Vincent Ward l Nueva Zelanda l 90 min l 1984.
Podría ser otra típica coming-age de niñe imaginative que vive en zona rural y se enfrenta a una crisis familiar pero decir eso sería más que una reducción, un menosprecio. La ópera prima del neozelandés Vincent Ward descoloca con atmósferas entre surreales y mágicas que sirven para narrar el pasaje turbulento que hay de la infancia a la pubertad en el cuerpo, mente y alma de una joven llamada Toss.
Vigil arranca con una muerte. La caída del padre pastor por un barranco mientras intenta salvar una ovejita atascada entre las rocas. Previo a eso ya se siente una sensación post apocalípitca en la iluminación fría, en la música que utiliza y en el paisaje en sí. Wairarapa es una planicie en altura escasamente poblada. Salvo su madre, su abuelo, algunos animales y Ethan, un cazador al que contratarán para reemplazar la labor del padre, no hay nadie más a la redonda. A esto se le suma el efecto de que la película sucede fuera de tiempo, sin saber si transcurre en la contemporaneidad o durante una época extraviada de la historia.
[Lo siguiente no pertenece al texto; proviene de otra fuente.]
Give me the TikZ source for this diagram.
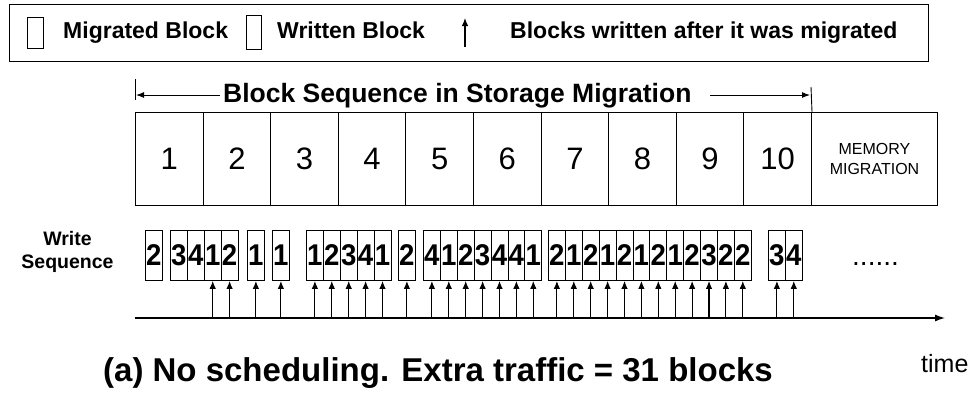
\documentclass[tikz,border=0pt]{standalone}
\usepackage{fontspec}
\setmainfont{Liberation Sans}
\newfontfamily\narrowfont{Liberation Sans}[FakeStretch=0.92]
\usetikzlibrary{arrows.meta}
\begin{document}
\begin{tikzpicture}[x=1pt,y=-1pt,line join=miter]
\tikzset{
  lbox/.style={draw,line width=1pt,inner sep=0pt,anchor=north west},
  lrect/.style={draw,line width=0.9pt,inner sep=0pt,anchor=north west},
  ltext/.style={anchor=base west,inner sep=0pt,font=\bfseries\fontsize{23}{27}\selectfont},
  blk/.style={draw,line width=1pt,inner sep=0pt,anchor=north west,minimum width=67.6pt,minimum height=93pt,font=\fontsize{31}{31}\selectfont},
  head/.style={anchor=base west,inner sep=0pt,font=\bfseries\fontsize{26.5}{30}\selectfont},
  wblk/.style={draw,line width=0.9pt,inner sep=0pt,anchor=north west,minimum width=16.9pt,minimum height=50pt,font=\narrowfont\bfseries\fontsize{30}{30}\selectfont},
  warrow/.style={line width=1.1pt,-{Latex[length=8pt,width=6.5pt]}},
  harrow/.style={line width=1pt,-{Latex[length=8pt,width=6pt]}},
  tarrow/.style={line width=1.3pt,-{Latex[length=10pt,width=7pt]}},
}
\useasboundingbox (0,0) rectangle (976,392);

% legend
\node[lbox,minimum width=919pt,minimum height=57pt] (legend) at (9,4) {};
\node[lrect,minimum width=16pt,minimum height=31pt] (lgm) at (27,17) {};
\node[ltext] (lgmt) at (63,38) {Migrated Block};
\node[lrect,minimum width=15pt,minimum height=34pt] (lgw) at (246,15) {};
\node[ltext] (lgwt) at (277,38) {Written Block};
\coordinate (la0) at (465,47);
\coordinate (la1) at (465,18);
\draw[warrow] (la0) -- (la1);
\node[ltext] (lgat) at (510,38) {Blocks written after it was migrated};

% block sequence
\node[head] (hd) at (223,102) {Block Sequence in Storage Migration};
\foreach \n in {1,...,10}{
  \node[blk] (b\n) at ({135+67.6*(\n-1)},112) {\n};
}
\node[blk,minimum width=126pt,align=center,font=\fontsize{16}{20}\selectfont] (mem) at (811,112) {MEMORY\\MIGRATION};
\coordinate (hLs) at (220,95);
\coordinate (hL) at (136,95);
\draw[harrow] (hLs) -- (hL);
\draw[line width=0.9pt] (135,79) -- (135,100);
\coordinate (hRs) at (710,95);
\coordinate (hR) at (810,95);
\draw[harrow] (hRs) -- (hR);
\coordinate (hRt) at (811,87);
\draw[line width=0.9pt] (hRt) -- (b10.north east);

% write sequence
\node[align=center,inner sep=0pt,font=\bfseries\fontsize{19.5}{23}\selectfont] (wl) at (67.5,252) {Write\\Sequence};
\coordinate (tl) at (135,318);
\coordinate (tr) at (945,318);
\draw[tarrow] (tl) -- (tr);
\foreach \x/\d/\a [count=\i] in {145/2/0,170/3/0,186.9/4/0,203.8/1/1,220.7/2/1,
  247/1/1,272/1/1,
  306/1/1,322.9/2/1,339.8/3/1,356.7/4/1,373.6/1/1,
  398/2/1,
  423/4/1,439.9/1/1,456.8/2/1,473.7/3/1,490.6/4/1,507.5/4/1,524.4/1/1,
  548/2/1,564.9/1/1,581.8/2/1,598.7/1/1,615.6/2/1,632.5/1/1,649.4/2/1,666.3/1/1,683.2/2/1,700.1/3/1,717/2/1,733.9/2/1,
  768/3/1,784.9/4/1}{
  \node[wblk] (w\i) at (\x,230) {\d};
  \ifnum\a=1
    \coordinate (t\i) at (w\i.south |- tl);
    \draw[warrow] (t\i) -- (w\i.south);
  \fi
}
\node[anchor=base west,inner sep=0pt,font=\fontsize{28}{28}\selectfont] (dots) at (852,265) {......};

% caption and time label
\node[anchor=base,inner sep=0pt,font=\bfseries\fontsize{33}{36}\selectfont] (cap) at (438,381) {(a) No scheduling. Extra traffic = 31 blocks};
\node[anchor=base west,inner sep=0pt,font=\fontsize{25}{28}\selectfont] (time) at (921,372) {time};
\end{tikzpicture}
\end{document}
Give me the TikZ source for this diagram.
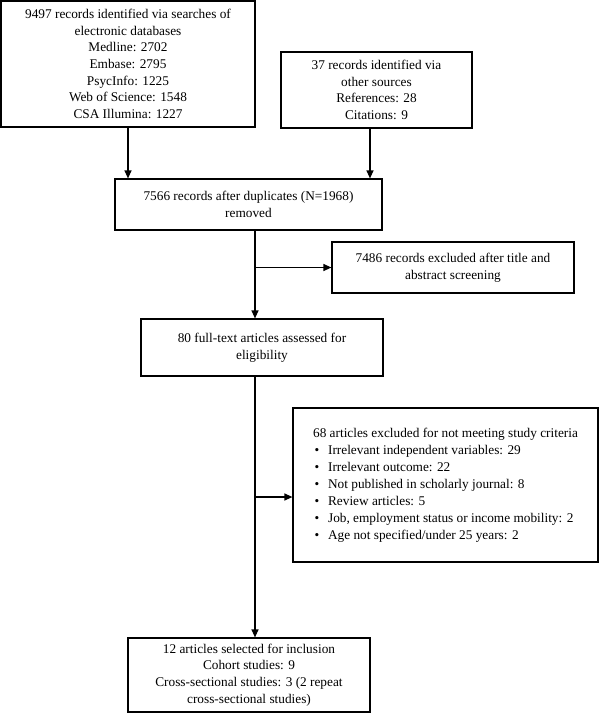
\documentclass[tikz,border=0pt]{standalone}
\usepackage{fontspec}
\setmainfont{Liberation Serif}
\usetikzlibrary{arrows.meta,calc}
\begin{document}
\begin{tikzpicture}[x=1pt,y=-1pt,
  box/.style={draw,line width=1.2pt,inner sep=0pt,align=center,
    font=\fontsize{13.3}{16.6}\selectfont},
  arr/.style={line width=1.2pt,-{Triangle[length=8pt,width=7pt]}},
  conn/.style={line width=1.2pt}]
\useasboundingbox (0,0) rectangle (600,713);
\node[box,minimum width=254,minimum height=126] (b1) at (128,64)
  {9497 records identified via searches of\\electronic databases\\Medline: 2702\\Embase: 2795\\PsycInfo: 1225\\Web of Science: 1548\\CSA Illumina: 1227};
\node[box,minimum width=191,minimum height=76] (b2) at (376.5,90)
  {37 records identified via\\other sources\\References: 28\\Citations: 9};
\node[box,minimum width=267,minimum height=51] (b3) at (248.5,204.5)
  {7566 records after duplicates (N=1968)\\removed};
\node[box,minimum width=242,minimum height=51] (b4) at (453,267.5)
  {7486 records excluded after title and\\abstract screening};
\node[box,minimum width=242,minimum height=57] (b5) at (262,347.5)
  {80 full-text articles assessed for\\eligibility};
\node[box,minimum width=305,minimum height=154,align=left,
  font=\fontsize{13.3}{17}\selectfont] (b6) at (445.5,485)
  {68 articles excluded for not meeting study criteria\\
   \makebox[15pt][l]{\hspace{1.5pt}•}Irrelevant independent variables: 29\\
   \makebox[15pt][l]{\hspace{1.5pt}•}Irrelevant outcome: 22\\
   \makebox[15pt][l]{\hspace{1.5pt}•}Not published in scholarly journal: 8\\
   \makebox[15pt][l]{\hspace{1.5pt}•}Review articles: 5\\
   \makebox[15pt][l]{\hspace{1.5pt}•}Job, employment status or income mobility: 2\\
   \makebox[15pt][l]{\hspace{1.5pt}•}Age not specified/under 25 years: 2};
\node[box,minimum width=242,minimum height=74] (b7) at (249,675)
  {12 articles selected for inclusion\\Cohort studies: 9\\Cross-sectional studies: 3 (2 repeat\\cross-sectional studies)};
% connectors
\draw[arr] (b1.south) -- (b1.south |- b3.north);
\coordinate (b2a) at ([xshift=-6.5pt]b2.south);
\draw[arr] (b2a) -- (b2a |- b3.north);
\coordinate (b3a) at ([xshift=6.5pt]b3.south);
\draw[arr] (b3a) -- (b3a |- b5.north);
\coordinate (j1) at (b3a |- b4.west);
\draw[arr] (j1) -- (b4.west);
\coordinate (b5a) at ([xshift=-7pt]b5.south);
\draw[arr] (b5a) -- (b5a |- b7.north);
\coordinate (j2) at (b5a |- 0,497);
\draw[arr] (j2) -- (j2 -| b6.west);
\end{tikzpicture}
\end{document}
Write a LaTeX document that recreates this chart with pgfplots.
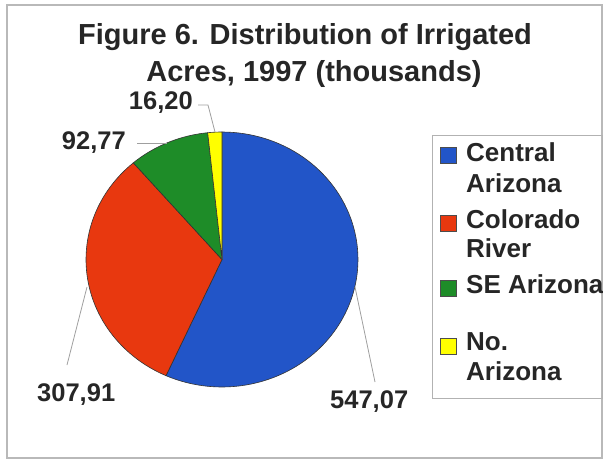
\documentclass[border=0pt]{standalone}
\usepackage{pgfplots}
\pgfplotsset{compat=1.18}
\usepackage{pgfplotstable}
\usepackage{fontspec}
\setmainfont{Liberation Sans}
\definecolor{cA}{RGB}{34,85,200}
\definecolor{cB}{RGB}{232,56,15}
\definecolor{cC}{RGB}{30,140,40}
\definecolor{cD}{RGB}{255,255,0}
\definecolor{txt}{RGB}{38,38,38}
\pgfplotstableread{
name value
Central 547.07
Colorado 307.91
SE 92.77
North 16.20
}\piedata
\begin{document}
\begin{tikzpicture}[x=1pt,y=1pt]
\pgfplotstablegetelem{0}{value}\of\piedata \let\va\pgfplotsretval
\pgfplotstablegetelem{1}{value}\of\piedata \let\vb\pgfplotsretval
\pgfplotstablegetelem{2}{value}\of\piedata \let\vc\pgfplotsretval
\pgfplotstablegetelem{3}{value}\of\piedata \let\vd\pgfplotsretval
\pgfmathsetmacro\tot{\va+\vb+\vc+\vd}
\pgfmathsetmacro\aA{90}
\pgfmathsetmacro\aB{\aA-360*(\va/\tot)}
\pgfmathsetmacro\aC{\aB-360*(\vb/\tot)}
\pgfmathsetmacro\aD{\aC-360*(\vc/\tot)}
\pgfmathsetmacro\aE{\aD-360*(\vd/\tot)}
\path[use as bounding box] (0,0) rectangle (607,461);
\draw[gray!55, line width=1.5pt] (7,456) rectangle (602,3);
\node[anchor=base, font=\bfseries\fontsize{29}{34}\selectfont, text=txt, inner sep=0pt] at (305,416) {Figure 6. Distribution of Irrigated};
\node[anchor=base, font=\bfseries\fontsize{29}{34}\selectfont, text=txt, inner sep=0pt] at (314,379) {Acres, 1997 (thousands)};
\begin{axis}[at={(86pt,74pt)}, anchor=south west, scale only axis, width=272pt, height=255pt,
  xmin=-1, xmax=1, ymin=-1, ymax=1, hide axis, clip=false]
\addplot[fill=cA, draw=black!80, line width=0.6pt, domain=\aB:\aA, samples=90, variable=\t] ({cos(\t)},{sin(\t)}) -- (axis cs:0,0) -- cycle;
\addplot[fill=cB, draw=black!80, line width=0.6pt, domain=\aC:\aB, samples=60, variable=\t] ({cos(\t)},{sin(\t)}) -- (axis cs:0,0) -- cycle;
\addplot[fill=cC, draw=black!80, line width=0.6pt, domain=\aD:\aC, samples=30, variable=\t] ({cos(\t)},{sin(\t)}) -- (axis cs:0,0) -- cycle;
\addplot[fill=cD, draw=black!80, line width=0.6pt, domain=\aE:\aD, samples=10, variable=\t] ({cos(\t)},{sin(\t)}) -- (axis cs:0,0) -- cycle;
\end{axis}
% leader lines
\draw[gray!75, line width=0.8pt] (198,356)--(208,356)--(215,329);
\draw[gray!75, line width=0.8pt] (137,318)--(167,318);
\draw[gray!75, line width=0.8pt] (67,96)--(87,174);
\draw[gray!75, line width=0.8pt] (375,79)--(355,174);
% labels
\begin{scope}[every node/.style={font=\bfseries\fontsize{25.5}{30}\selectfont, text=txt, inner sep=0pt}]
\node[anchor=base east] at (193,351) {16,20};
\node[anchor=base east] at (126,311) {92,77};
\node[anchor=base west] at (37,60) {307,91};
\node[anchor=base west] at (330,53) {547,07};
\end{scope}
% legend
\draw[gray!60, line width=0.8pt] (432,326) rectangle (602,63);
\begin{scope}
\clip (432,63) rectangle (602,326);
\filldraw[fill=cA, draw=black!70, line width=0.6pt] (440,314) rectangle (456,298);
\filldraw[fill=cB, draw=black!70, line width=0.6pt] (440,246) rectangle (456,230);
\filldraw[fill=cC, draw=black!70, line width=0.6pt] (440,181) rectangle (456,165);
\filldraw[fill=cD, draw=black!70, line width=0.6pt] (440,123) rectangle (456,107);
\begin{scope}[every node/.style={font=\bfseries\fontsize{26}{30}\selectfont, text=txt, inner sep=0pt, anchor=base west}]
\node at (466,299) {Central};
\node at (466,269) {Arizona};
\node at (466,233) {Colorado};
\node at (466,204) {River};
\node at (466,168) {SE Arizona};
\node at (466,111) {No.};
\node at (466,81) {Arizona};
\end{scope}
\end{scope}
\end{tikzpicture}
\end{document}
Una vez muerto el padre, Toss comienza a experimentar una fijación en éste tal Ethan, quien no solo comienza a ocupar ese lugar faltante en la familia sino que se convierte en esa figura masculina que motoriza sus cambios internos. Primero, desde el miedo ya que él es el encargado de traer la noticia del fallecimiento con el cadáver en brazos. Del miedo pasa a la pulsión por querer eliminarlo hasta que de la sed de venganza finalmente llega lo sexual.
Está claro que Ward es un hacedor de ambientes más que un hábil narrador por eso puede que la trama termine siendo demasiado flotante quedando desintegrada entre los juegos de luces y cierto abultamiento del sonido. Lo que sí no hay dudas es que Vigil con ese cruce entre realismo con aires de posguerra y magia medieval es única en su especie.